Many a time, when meditating we can experience very sublime and profound states of being - such as extraordinary peace, love, acceptance or very expanded states of awareness. These sublime states of experience can be either interpreted in keeping with our own subjective interpretation or it can be assimilated in keeping with our knowledge of traditional Vedanta, acquired at the feet of our perceptor. The problem with our own interpretation, is that what we interpret is usually only as good as we know. And what we know may be only our opinions which may not be based on truth which is seeing things as they are. That is why we have such a plethora of spiritual ideas and concepts, and whole philosophies created, which are really interpretations of the people who had such expanded states of mind.
So my Guru Pujya Swami Dayananda Saraswati always said experience (spiritual or mundane) is to be assimilated in keeping with Shastra- knowledge.

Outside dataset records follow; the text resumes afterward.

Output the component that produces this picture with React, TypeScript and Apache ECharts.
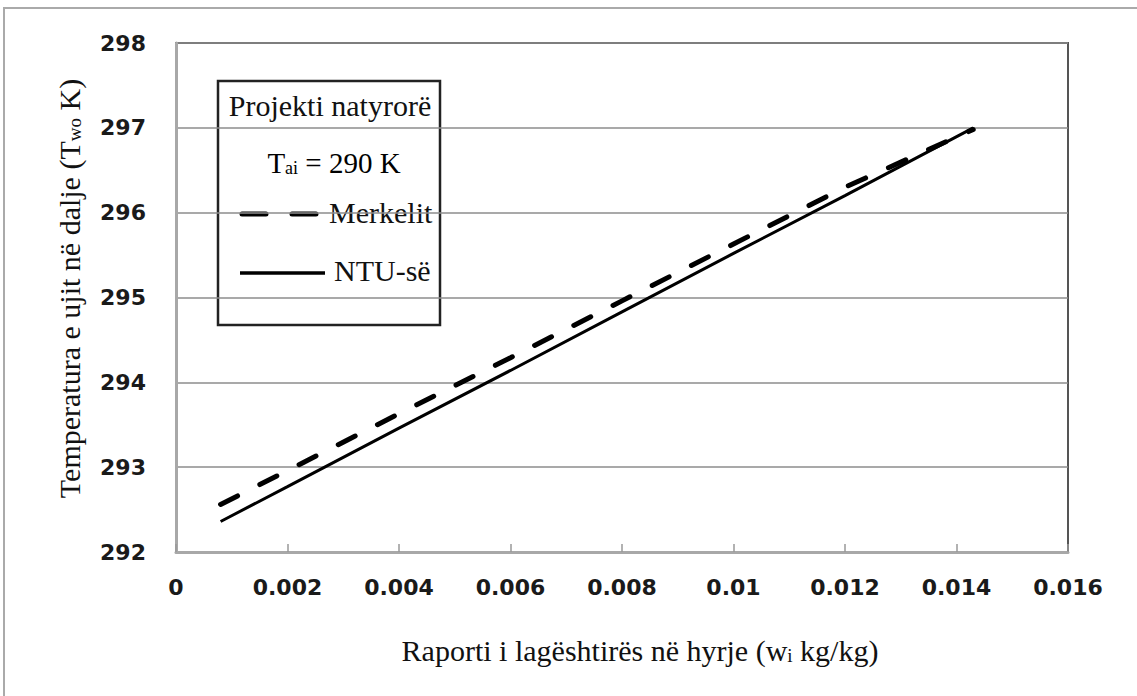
import React, { useEffect, useRef } from "react";
import * as echarts from "echarts";

// Inlet humidity ratio (kg/kg) at which both models were evaluated
const humidityRatio = [0.0008, 0.002, 0.004, 0.006, 0.008, 0.01, 0.012, 0.0143];
// Outlet water temperature (K), Merkel model
const merkelit = [292.56, 292.96, 293.63, 294.29, 294.96, 295.63, 296.3, 296.98];
// Outlet water temperature (K), NTU model
const ntu = [292.36, 292.77, 293.46, 294.14, 294.83, 295.52, 296.2, 297.0];

const xTicks = ["0", "0.002", "0.004", "0.006", "0.008", "0.01", "0.012", "0.014", "0.016"];
const yMin = 292;
const yMax = 298;

const SERIF = "'Liberation Serif', 'Times New Roman', serif";
const SANS = "'DejaVu Sans', Verdana, sans-serif";

export default function App() {
  const ref = useRef<HTMLDivElement>(null);

  useEffect(() => {
    if (!ref.current) return;
    const chart = echarts.init(ref.current, null, { renderer: "svg" });

    const pair = (ys: number[]) => humidityRatio.map((x, i) => [x, ys[i]]);

    const titleRich = {
      m: { fontFamily: SERIF, fontSize: 30, color: "#111", lineHeight: 35, verticalAlign: "bottom" },
      s: { fontFamily: SERIF, fontSize: 19, color: "#111", lineHeight: 19, verticalAlign: "bottom" },
    };
    const legendRich = {
      m: { fontFamily: SERIF, fontSize: 29, color: "#111", lineHeight: 34, verticalAlign: "bottom" },
      s: { fontFamily: SERIF, fontSize: 18, color: "#111", lineHeight: 18, verticalAlign: "bottom" },
    };

    chart.setOption({
      animation: false,
      backgroundColor: "#ffffff",
      grid: {
        left: 176,
        top: 43,
        right: 69,
        bottom: 144,
        show: true,
        borderColor: "#555",
        borderWidth: 2,
        backgroundColor: "transparent",
      },
      xAxis: {
        type: "value",
        min: 0,
        max: 0.016,
        interval: 0.002,
        axisLine: { show: true, onZero: false, lineStyle: { color: "#a8a8a8", width: 3 } },
        axisTick: { show: true, inside: true, length: 8, lineStyle: { color: "#999", width: 1.5 } },
        splitLine: { show: false },
        axisLabel: {
          margin: 24,
          fontFamily: SANS,
          fontWeight: "bold",
          fontSize: 22,
          color: "#1a1a1a",
          formatter: (v: number) => xTicks[Math.round(v / 0.002)] ?? "",
        },
        name: "{m|Raporti i lagështirës në hyrje (w}{s|i}{m| kg/kg)}",
        nameLocation: "middle",
        nameGap: 78,
        nameTextStyle: { rich: titleRich, padding: [0, 0, 0, 36] },
      },
      yAxis: {
        type: "value",
        min: yMin,
        max: yMax,
        interval: 1,
        axisLine: { show: true, lineStyle: { color: "#a8a8a8", width: 3 } },
        axisTick: { show: false },
        splitLine: { show: true, lineStyle: { color: "#8c8c8c", width: 1.5 } },
        axisLabel: {
          margin: 30,
          fontFamily: SANS,
          fontWeight: "bold",
          fontSize: 22,
          color: "#1a1a1a",
        },
        name: "{m|Temperatura e ujit në dalje (T}{s|wo}{m| K)}",
        nameLocation: "middle",
        nameRotate: 90,
        nameGap: 92,
        nameTextStyle: { rich: titleRich, padding: [0, 0, 0, 18] },
      },
      series: [
        {
          name: "Merkelit",
          type: "line",
          data: pair(merkelit),
          showSymbol: false,
          lineStyle: { color: "#000", width: 5, type: [19, 25], cap: "round" },
          z: 3,
        },
        {
          name: "NTU-së",
          type: "line",
          data: pair(ntu),
          showSymbol: false,
          lineStyle: { color: "#000", width: 3 },
          z: 4,
        },
      ],
      graphic: [
        // outer chart frame
        {
          type: "rect",
          shape: { x: 4, y: 8, width: 1200, height: 800 },
          style: { fill: "none", stroke: "#aaaaaa", lineWidth: 2 },
          silent: true,
          z: 0,
        },
        // legend box
        {
          type: "group",
          z: 10,
          children: [
            {
              type: "rect",
              shape: { x: 218, y: 81, width: 222, height: 244 },
              style: { fill: "#ffffff", stroke: "#222", lineWidth: 2.5 },
            },
            {
              type: "text",
              x: 330,
              y: 105,
              style: {
                text: "Projekti natyrorë",
                fontFamily: SERIF,
                fontSize: 30,
                fill: "#111",
                align: "center",
                verticalAlign: "middle",
              },
            },
            {
              type: "text",
              x: 334,
              y: 160,
              style: {
                text: "{m|T}{s|ai}{m| = 290 K}",
                rich: legendRich,
                align: "center",
                verticalAlign: "middle",
              },
            },
            {
              type: "line",
              shape: { x1: 242, y1: 214, x2: 318, y2: 214 },
              style: { stroke: "#000", lineWidth: 5, lineDash: [24, 26], lineCap: "round" },
            },
            {
              type: "text",
              x: 329,
              y: 212,
              style: {
                text: "Merkelit",
                fontFamily: SERIF,
                fontSize: 30,
                fill: "#111",
                align: "left",
                verticalAlign: "middle",
              },
            },
            {
              type: "line",
              shape: { x1: 240, y1: 273, x2: 325, y2: 273 },
              style: { stroke: "#000", lineWidth: 3.5 },
            },
            {
              type: "text",
              x: 334,
              y: 270,
              style: {
                text: "NTU-së",
                fontFamily: SERIF,
                fontSize: 30,
                fill: "#111",
                align: "left",
                verticalAlign: "middle",
              },
            },
          ],
        },
      ],
    });

    return () => chart.dispose();
  }, []);

  return (
    <div
      ref={ref}
      style={{ position: "absolute", left: 0, top: 0, width: 1137, height: 696, background: "#fff" }}
    />
  );
}
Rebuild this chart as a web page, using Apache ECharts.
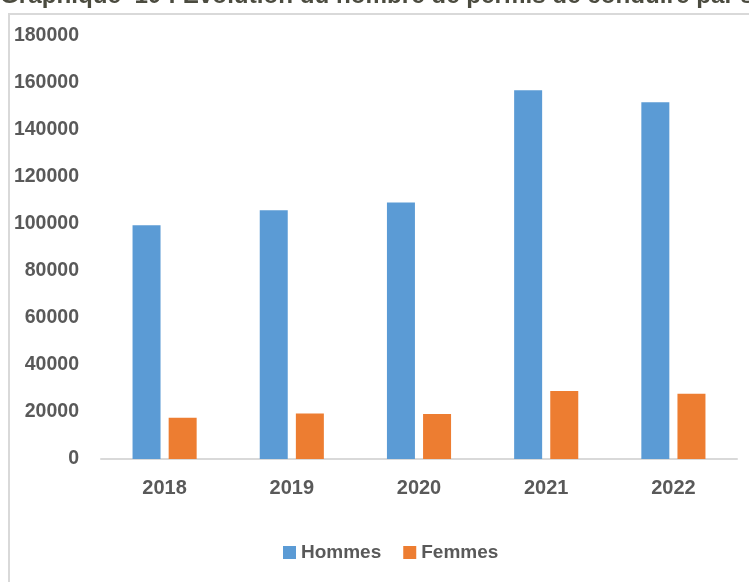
<!DOCTYPE html>
<html>
<head>
<meta charset="utf-8">
<script src="https://cdn.jsdelivr.net/npm/echarts@6/dist/echarts.min.js"></script>
<style>
    html, body { margin: 0; padding: 0; background: #fff; }
    #main { width: 749px; height: 582px; }
</style>
</head>
<body>
<div id="main"></div>
<script>
var years = ["2018", "2019", "2020", "2021", "2022"];
var hommes = [99500, 105800, 109200, 156900, 151800];
var femmes = [17600, 19400, 19200, 28900, 27800];
var yTicks = [0, 20000, 40000, 60000, 80000, 100000, 120000, 140000, 160000, 180000];

// 基于准备好的dom，初始化echarts实例
var myChart = echarts.init(document.getElementById('main'));

var option = {
    animation: false,
    backgroundColor: '#fff',
    textStyle: {
        fontFamily: 'Liberation Sans, Arial, sans-serif'
    },
    graphic: [{
        type: 'rect',
        shape: { x: 9, y: 14, width: 760, height: 600 },
        style: { fill: 'none', stroke: '#d9d9d9', lineWidth: 2 }
    }, {
        type: 'text',
        left: 0,
        top: -16,
        style: {
            text: 'Graphique  10 : Evolution du nombre de permis de conduire par sexe',
            fill: '#4b4b3f',
            font: 'bold 24.2px "Liberation Sans", Arial, sans-serif'
        }
    }],
    legend: {
        bottom: 15,
        left: 278,
        itemWidth: 13,
        itemHeight: 13,
        itemGap: 22,
        icon: 'rect',
        textStyle: {
            color: '#595959',
            fontSize: 19,
            fontWeight: 'bold'
        },
        data: ['Hommes', 'Femmes']
    },
    grid: {
        left: 101,
        right: 12,
        top: 36,
        bottom: 123,
        containLabel: false
    },
    xAxis: {
        type: 'category',
        data: years,
        axisLine: {
            lineStyle: { color: '#d9d9d9', width: 2 }
        },
        axisTick: { show: false },
        axisLabel: {
            color: '#595959',
            fontSize: 20,
            fontWeight: 'bold',
            margin: 19
        }
    },
    yAxis: {
        type: 'value',
        min: yTicks[0],
        max: yTicks[yTicks.length - 1],
        interval: 20000,
        axisLine: { show: false },
        axisTick: { show: false },
        splitLine: { show: false },
        axisLabel: {
            color: '#595959',
            fontSize: 19.5,
            fontWeight: 'bold',
            margin: 22,
            formatter: function (v) { return String(v); }
        }
    },
    series: [{
        name: 'Hommes',
        type: 'bar',
        barWidth: 28,
        barGap: '29%',
        itemStyle: { color: '#5b9bd5' },
        data: hommes
    }, {
        name: 'Femmes',
        type: 'bar',
        barWidth: 28,
        itemStyle: { color: '#ed7d31' },
        data: femmes
    }]
};

// 使用刚指定的配置项和数据显示图表。
myChart.setOption(option);
</script>
</body>
</html>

So when we have expanded states of mind, in which we appear to experience non-conceptual awareness, or even a sense of limitless awareness, its good to still maintain our viveka and ask what is satyam in this experience of expansion and what is mithya.
Why?
Because we can mistake a state of mind for moksha and that would be pure superimposition only. In traditional Vedanta, consciousness is absolute - it is unchanging. It does not evolve. What evolves (if we must use that word) or matures is the antahkarna, not the limitless consciousness that one essentially is. So when one has these sublime states of mind, one can revel in that state and also recognize that it is in the formless, unconditional limitless consciousness that one is, that this state of mind is illumined and enlivened and maybe even reflecting the essential nature of changeless consciousness. It is the recognition of oneself as changeless, limitless consciousness that confers moksha.